Time and again in the gospels we see the Jews responding in foolish pride. A classic example is here in John 7:45 (NIV) Finally the temple guards went back to the chief priests and Pharisees, who asked them, "Why didn’t you bring him in?"

46 "No one ever spoke the way this man does," the guards declared.

47 "You mean he has deceived you also?" the Pharisees retorted. 48 "Has any of the rulers or of the Pharisees believed in him? 49 No! But this mob that knows nothing of the law--there is a curse on them."

50 Nicodemus, who had gone to Jesus earlier and who was one of their own number, asked, 51 "Does our law condemn anyone without first hearing him to find out what he is doing?"

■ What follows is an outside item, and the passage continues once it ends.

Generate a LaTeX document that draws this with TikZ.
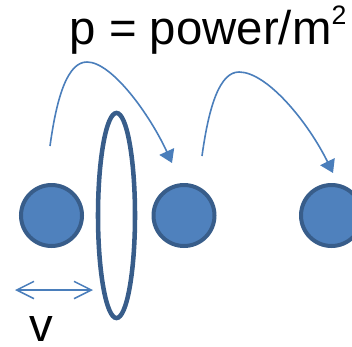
\documentclass[tikz,border=0pt]{standalone}
\usepackage{fontspec}
\setmainfont{Liberation Sans}
\usetikzlibrary{arrows.meta,shapes.geometric}

\definecolor{ballfill}{HTML}{4F81BD}
\definecolor{ballline}{HTML}{385D8A}
\definecolor{arrowblue}{HTML}{4A7EBB}

\begin{document}
\begin{tikzpicture}[x=0.75pt, y=-0.75pt,
    ball/.style={circle, fill=ballfill, draw=ballline, line width=3pt, minimum size=45.75pt, inner sep=0pt},
    jump/.style={draw=arrowblue, line width=1.2pt, -{Triangle[length=9.5pt, width=12pt]}},
    speed/.style={draw=arrowblue, line width=1.1pt, {Straight Barb[length=13pt, width=13pt]}-{Straight Barb[length=13pt, width=13pt]}},
    bigtext/.style={inner sep=0pt, font=\fontsize{35.5}{36}\selectfont}
]

\useasboundingbox (0,0) rectangle (352,346);

% Define row height
\def\rowY{215.5}

% --- Title ---
\node[bigtext, anchor=base west] (title) at (69.5,45) {p = power/m\raisebox{15.5pt}{\fontsize{20}{20}\selectfont 2}};

% --- Balls and the lens ---
\node[ball] (ball1) at (51.5,\rowY) {};
\node[ball] (ball2) at (184,\rowY) {};
\node[ball] (ball3) at (331.5,\rowY) {};

\node[ellipse, draw=ballline, line width=3.4pt, minimum width=27.75pt, minimum height=153.75pt, inner sep=0pt] (lens) at (116.5,\rowY) {};

% --- Jump arrows ---
\coordinate (jump1start) at (50,146);
\coordinate (jump1end) at (172,163);
\coordinate (jump2start) at (202,156);
\coordinate (jump2end) at (333,173);

\draw[jump] (jump1start) .. controls (57,95) and (68,62) .. (87,62)
    .. controls (112,62) and (150,115) .. (jump1end);
\draw[jump] (jump2start) .. controls (209,105) and (220,72) .. (239,72)
    .. controls (267,72) and (308,122) .. (jump2end);

% --- Speed ---
\coordinate (vleft) at (15,290);
\coordinate (vright) at (93,290);
\draw[speed] (vleft) -- (vright);

\node[bigtext, anchor=base west] (vlabel) at (29.5,341) {v};

\end{tikzpicture}
\end{document}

52 They replied, "Are you from Galilee, too? Look into it, and you will find that a prophet does not come out of Galilee."

Apparently Nicodemus did look into it. After this meeting, Nicodemeus evidently spent a lot of time in prayer and study of the Word, because in chapter 19 he crosses the division line and meets Joseph of Arimathea at the tomb to bury the body of Jesus.

CONCLUSION

In American history, the Battle of the Alamo stands as a prime example of the kind of decisiveness Jesus calls for. In 1836 a band of fewer than 200 men defended the little mission in San Antonio, against General Santa Anna’s 6,000 Mexican troops. For two weeks they held the Alamo against impossible odds. Then, on March 5, the night before what would surely be the final assault, William Barret Travis, the comander of the Texans, called a meeting of his men. Telling them he knew the enemy would break through the walls on the morrow, he drew his sword and cut a line in the sand. He invited those who wanted to stay and defend to the death to cross the line. Jim Bowie, who was sick on a pallet, asked to be carried across the line.

And so today Jesus has drawn a line in the sand and he asks you to cross it. Will you stand united with him?